Le monétarisme quantitatif a pour autre conséquence méconnue d’annuler la réglementation du crédit et la prudence financière. L’accumulation de liquidités dans les banques les obligent à fabriquer du risque réel non nommé pour consommer les surplus de liquidité. Elles versent des bonus et stock-options à leurs dirigeants et gérants pour masquer toute perception de la réalité objective. Toute intériorisation de la règle de prudence est neutralisée, qui engage le calcul du risque de crédit à son prix raisonnable. La capacité d’anticipation de l’incertitude réelle du futur est remplacée par le calcul abstrait d’un capital nominal systématiquement sous-estimé afin d’augmenter fictivement la rentabilité. La production artificielle de liquidité par la banque centrale stimule l’innovation financière pour acheter du risque non-comptabilisable ou vendre du risque comptabilisé en crédit. La MMT repose sur le nominalisme juridique qui voit la valeur dans le prix et non dans un objet négocié et consommé dans le respect du droit. Le bénéfice réel et concret de cette conception est d’attribuer la richesse aux minorités qui contrôlent économiquement le droit.
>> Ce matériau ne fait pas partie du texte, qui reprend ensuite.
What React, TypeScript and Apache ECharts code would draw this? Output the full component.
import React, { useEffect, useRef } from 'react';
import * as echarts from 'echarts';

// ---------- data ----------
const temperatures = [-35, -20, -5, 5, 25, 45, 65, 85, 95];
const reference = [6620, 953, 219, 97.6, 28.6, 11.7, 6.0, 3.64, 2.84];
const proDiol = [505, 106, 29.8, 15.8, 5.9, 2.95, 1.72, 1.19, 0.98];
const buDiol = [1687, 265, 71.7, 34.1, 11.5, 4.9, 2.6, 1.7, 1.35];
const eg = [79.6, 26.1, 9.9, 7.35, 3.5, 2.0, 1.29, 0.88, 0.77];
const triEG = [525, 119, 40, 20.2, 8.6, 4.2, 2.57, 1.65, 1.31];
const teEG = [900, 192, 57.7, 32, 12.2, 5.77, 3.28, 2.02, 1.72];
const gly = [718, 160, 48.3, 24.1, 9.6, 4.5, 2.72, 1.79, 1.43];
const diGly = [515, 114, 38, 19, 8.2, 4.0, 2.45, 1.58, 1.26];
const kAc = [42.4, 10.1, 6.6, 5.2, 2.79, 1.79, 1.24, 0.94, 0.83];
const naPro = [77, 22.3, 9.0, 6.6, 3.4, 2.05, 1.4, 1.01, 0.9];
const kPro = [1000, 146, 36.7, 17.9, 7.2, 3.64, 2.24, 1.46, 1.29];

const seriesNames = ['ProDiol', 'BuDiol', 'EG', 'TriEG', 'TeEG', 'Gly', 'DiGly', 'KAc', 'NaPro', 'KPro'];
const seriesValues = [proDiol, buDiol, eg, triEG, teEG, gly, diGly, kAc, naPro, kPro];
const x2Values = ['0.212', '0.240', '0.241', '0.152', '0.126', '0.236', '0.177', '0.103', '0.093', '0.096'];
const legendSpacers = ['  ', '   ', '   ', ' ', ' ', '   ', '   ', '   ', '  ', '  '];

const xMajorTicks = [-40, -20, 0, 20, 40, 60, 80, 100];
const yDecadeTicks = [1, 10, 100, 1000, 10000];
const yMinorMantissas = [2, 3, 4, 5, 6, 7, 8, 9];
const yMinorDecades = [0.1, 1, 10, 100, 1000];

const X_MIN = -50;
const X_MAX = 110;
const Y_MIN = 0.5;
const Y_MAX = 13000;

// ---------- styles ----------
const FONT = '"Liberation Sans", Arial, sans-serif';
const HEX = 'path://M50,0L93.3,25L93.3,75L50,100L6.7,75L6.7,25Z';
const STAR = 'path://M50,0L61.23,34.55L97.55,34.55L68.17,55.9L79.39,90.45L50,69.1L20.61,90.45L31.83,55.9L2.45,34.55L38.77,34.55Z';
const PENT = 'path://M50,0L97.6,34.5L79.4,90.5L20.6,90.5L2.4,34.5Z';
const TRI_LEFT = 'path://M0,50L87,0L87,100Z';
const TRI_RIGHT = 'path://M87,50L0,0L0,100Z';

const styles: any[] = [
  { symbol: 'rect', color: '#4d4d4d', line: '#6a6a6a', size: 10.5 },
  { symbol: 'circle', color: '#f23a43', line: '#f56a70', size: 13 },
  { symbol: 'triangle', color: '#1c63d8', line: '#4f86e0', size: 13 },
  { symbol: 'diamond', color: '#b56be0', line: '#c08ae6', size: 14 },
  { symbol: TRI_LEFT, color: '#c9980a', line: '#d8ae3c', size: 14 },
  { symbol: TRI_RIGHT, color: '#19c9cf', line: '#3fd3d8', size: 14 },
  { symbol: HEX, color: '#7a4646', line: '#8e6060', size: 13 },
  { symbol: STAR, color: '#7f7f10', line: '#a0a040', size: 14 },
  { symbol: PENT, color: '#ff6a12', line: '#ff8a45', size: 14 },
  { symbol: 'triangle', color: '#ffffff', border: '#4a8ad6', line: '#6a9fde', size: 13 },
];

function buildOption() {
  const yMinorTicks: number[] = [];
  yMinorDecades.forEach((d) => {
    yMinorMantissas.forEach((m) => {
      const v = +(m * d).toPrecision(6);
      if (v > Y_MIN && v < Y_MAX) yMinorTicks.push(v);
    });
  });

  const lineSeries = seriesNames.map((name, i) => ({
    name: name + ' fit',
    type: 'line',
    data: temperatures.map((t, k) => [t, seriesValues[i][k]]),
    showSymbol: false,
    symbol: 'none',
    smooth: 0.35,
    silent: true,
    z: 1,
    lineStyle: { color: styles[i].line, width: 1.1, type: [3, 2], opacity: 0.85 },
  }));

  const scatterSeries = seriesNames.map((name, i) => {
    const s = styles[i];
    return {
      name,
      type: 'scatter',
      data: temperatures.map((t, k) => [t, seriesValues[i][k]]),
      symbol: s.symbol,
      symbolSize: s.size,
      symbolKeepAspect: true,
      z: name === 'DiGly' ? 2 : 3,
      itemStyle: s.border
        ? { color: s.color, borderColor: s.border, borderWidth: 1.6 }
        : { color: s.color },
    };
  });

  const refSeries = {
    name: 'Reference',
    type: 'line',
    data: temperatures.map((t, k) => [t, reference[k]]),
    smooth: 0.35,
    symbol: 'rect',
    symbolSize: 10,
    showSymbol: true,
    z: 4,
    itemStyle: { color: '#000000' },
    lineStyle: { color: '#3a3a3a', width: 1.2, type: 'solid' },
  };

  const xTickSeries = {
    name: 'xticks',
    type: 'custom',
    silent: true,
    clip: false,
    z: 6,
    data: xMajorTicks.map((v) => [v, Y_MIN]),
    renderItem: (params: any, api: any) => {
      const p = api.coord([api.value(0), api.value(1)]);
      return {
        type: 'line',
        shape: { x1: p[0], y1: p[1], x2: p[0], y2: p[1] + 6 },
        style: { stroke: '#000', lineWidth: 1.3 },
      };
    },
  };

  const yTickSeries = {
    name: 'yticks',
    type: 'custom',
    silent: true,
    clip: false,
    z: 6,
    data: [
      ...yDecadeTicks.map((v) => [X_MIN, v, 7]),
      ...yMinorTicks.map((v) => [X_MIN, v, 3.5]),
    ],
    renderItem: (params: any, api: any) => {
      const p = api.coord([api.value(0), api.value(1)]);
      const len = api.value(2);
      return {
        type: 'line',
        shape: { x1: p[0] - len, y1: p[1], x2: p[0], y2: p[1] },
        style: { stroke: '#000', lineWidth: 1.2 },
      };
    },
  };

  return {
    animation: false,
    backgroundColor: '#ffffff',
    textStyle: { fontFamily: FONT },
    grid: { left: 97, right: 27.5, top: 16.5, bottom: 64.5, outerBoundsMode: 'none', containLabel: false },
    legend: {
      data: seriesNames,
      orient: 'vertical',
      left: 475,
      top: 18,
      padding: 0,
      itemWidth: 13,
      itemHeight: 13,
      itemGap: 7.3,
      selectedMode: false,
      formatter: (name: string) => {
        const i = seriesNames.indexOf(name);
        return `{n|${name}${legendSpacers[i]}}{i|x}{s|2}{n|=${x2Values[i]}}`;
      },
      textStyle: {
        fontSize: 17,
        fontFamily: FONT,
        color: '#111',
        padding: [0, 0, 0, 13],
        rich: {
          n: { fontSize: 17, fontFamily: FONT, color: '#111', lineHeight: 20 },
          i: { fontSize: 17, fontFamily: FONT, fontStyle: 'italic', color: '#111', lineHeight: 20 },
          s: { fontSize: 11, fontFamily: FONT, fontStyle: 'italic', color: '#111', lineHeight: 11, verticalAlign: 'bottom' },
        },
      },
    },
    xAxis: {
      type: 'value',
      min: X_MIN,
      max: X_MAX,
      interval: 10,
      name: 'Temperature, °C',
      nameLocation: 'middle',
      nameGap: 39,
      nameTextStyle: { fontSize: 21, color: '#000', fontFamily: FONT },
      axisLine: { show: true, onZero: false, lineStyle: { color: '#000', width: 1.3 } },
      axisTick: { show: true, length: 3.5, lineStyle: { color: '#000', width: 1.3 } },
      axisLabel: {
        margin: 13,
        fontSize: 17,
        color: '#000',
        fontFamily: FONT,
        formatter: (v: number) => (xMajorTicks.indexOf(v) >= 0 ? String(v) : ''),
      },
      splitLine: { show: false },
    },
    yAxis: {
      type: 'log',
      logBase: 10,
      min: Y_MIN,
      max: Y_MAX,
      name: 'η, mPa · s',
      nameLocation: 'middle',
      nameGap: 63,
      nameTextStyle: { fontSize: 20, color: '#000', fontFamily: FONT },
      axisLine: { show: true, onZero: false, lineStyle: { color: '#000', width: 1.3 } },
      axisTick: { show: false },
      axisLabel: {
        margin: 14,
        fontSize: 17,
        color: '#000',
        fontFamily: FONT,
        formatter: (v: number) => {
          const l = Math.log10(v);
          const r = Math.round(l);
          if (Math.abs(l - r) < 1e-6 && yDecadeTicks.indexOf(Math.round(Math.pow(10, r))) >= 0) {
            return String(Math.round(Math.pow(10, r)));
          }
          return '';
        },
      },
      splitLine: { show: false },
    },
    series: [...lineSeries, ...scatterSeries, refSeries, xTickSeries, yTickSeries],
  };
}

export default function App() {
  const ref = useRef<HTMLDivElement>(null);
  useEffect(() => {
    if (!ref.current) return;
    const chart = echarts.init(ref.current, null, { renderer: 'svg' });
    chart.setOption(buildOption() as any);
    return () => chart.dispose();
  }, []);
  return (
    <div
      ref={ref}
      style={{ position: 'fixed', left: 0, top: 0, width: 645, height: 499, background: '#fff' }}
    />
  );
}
Intérêt et faisabilité du bancor

L’opposition de la MMT à tout étalon objectif de valeur vise à ne pas poser les conditions d’une discussion ouverte et transparente des prix. Si les États démocratiques adoptent le bancor fondé sur un marché d’égalité de droit entre tout acteur public ou privé, étasunien ou non étasunien, individuel ou social, alors les prix ne sont plus manipulables ni des biens réels, ni de la liquidité, ni du crédit ni du capital. Le bancor de Keynes est devenu totalement viable et efficace grâce aux techniques des produits dérivés ; à la condition d’instaurer un marché de négociation transparente des primes de risque par le crédit sous-jacent, du crédit par le prix des objets réels sous-jacent, des objets réels par le capital sous-jacent et du capital par la liquidité sous-jacente à la négociation équitable et objective entre une offre et une demande identifiables et quantifiables. La MMT a raison sur la valeur publique intrinsèque de l’État de droit dans la liquidité. Mais cette théorie est une escroquerie si elle ne pose pas les conditions d’une négociation marchande équitable entre tout acheteur et tout vendeur de tout objet auquel les hommes attribuent de la valeur quelle que soit leur nationalité et leur statut social.